In our lead article, Tortured Legal Ethics: The Role of the Government Advisor in the War on Terrorism, Jesselyn Radack, a former legal advisor to the Department of Justice's Professional Responsibility Advisory Office, who famously blew the whistle on the FBI's interrogations on John Walter Lindh and the Justice Department's effort to suppress her criticism, argues that the ABA Model Rules of Professional Responsibility should be amended to address circumstances where government attorneys advise instead of advocate. She argues that a government lawyer's ethical responsibilities should be evaluated using the "evolving standards of decency" doctrine commonly associated with Eighth Amendment jurisprudence. Applying this standard, the "public interest" approach, instead of the "agency" approach, more appropriately defines the role of a government lawyer in advisement circumstances. Finally, Ms.
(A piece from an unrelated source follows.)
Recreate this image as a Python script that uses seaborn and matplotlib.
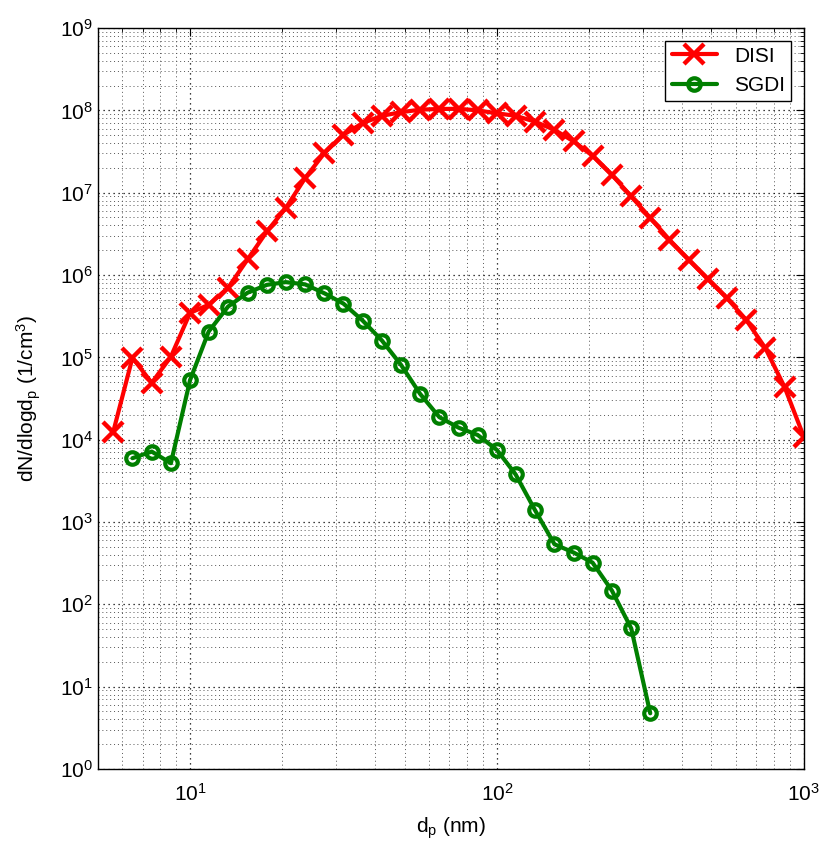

Radack outlines her proposed revision of the ABA Model Rules.

In our second article, Freedom of the Press in Wartime, Professor David A. Anderson addresses the as yet limited reach of the First Amendment's Press Clause and argues that the federal courts should enforce the press's right to wartime theatre access. In other important areas, Congress and the President have sufficiently protected the press's access to information, but no such legislative or executive protections exist for the press during wartime. Professor Anderson argues that given the importance of wartime news and the conflicting interests inherent to the law-making branches, the federal courts should fashion a constitutional solution creating a limited but important expansion of the Press Clause. This would require that the government allow members of the press access to the theatre of battle during wartime.

Intimate Homicide: Gender and Crime Control, 1880-1920, by Professor Carolyn B. Ramsey, challenges the perceived gendered differences in punishment for intimate homicide during the late nineteenth and early twentieth centuries. The prevailing wisdom was that women received disproportionately severe punishment for intimate homicide due to then-existing criminal doctrines favoring men. Professor Ramsey's research of intimate homicide prosecutions from 1880 to 1920 in New York and Colorado finds this assumption misplaced. Instead, prosecutors, judges, and ultimately jurors were more likely to employ contrary gender stereotypes, equating women with moral purity to find mitigating factors for their actions. In effect, a different kind of gendered attitude led male decision-makers to assume that women were driven to commit their crimes by the morally questionable actions of their partners.

In our first student comment, Appellate Review of a "Strong Basis in Evidence" in Public Contracting Cases, Nicki Herbert examines the controversy over whether the "strong basis in evidence" test, required for an affirmative action program in public contracting cases to be constitutional, concerns a finding of fact or a finding of law. The circuits are split, with some applying the "clearly erroneous" standard customary upon review of a finding of fact and others applying the de novo review standard customary for findings of the law. Ms. Herbert argues that the policies underlying Rule 52(a) of the Federal Rules of Civil Procedure should require appellate courts to view these questions as issues of fact, conveying commensurate deference on the factual determinations of the district court.

Our second student comment, Permissive Discrimination and the Decline of Religion Clause Jurisprudence: The Wearing Out of the Joints, by Karl Schock, considers the effect the Supreme Court's recent decision in Locke v. Davey has on First Amendment jurisprudence. He finds that Locke establishes a new doctrine of "permissive discrimination," which creates a loophole for facial discrimination previously considered unconstitutional under existing Establishment Clause precedent. Mr. Schock concludes that Locke and other recent Court holdings have effectively left religious liberties unprotected and thus subject to the whims of both state and private actors.

Finally, Drury Stevenson reviews John Gibbon's new book Forensic Linguistics: An Introduction to Language in the Justice System. Professor Stevenson finds that Gibbon's thoughtful and often amusing analysis of linguistics specific to law can serve as an excellent introduction into the otherwise obtuse and even incomprehensible language of the law. He also commends Gibbons on his deconstruction, finding that the words lawyers use often speak to the relative influence of the actors using them.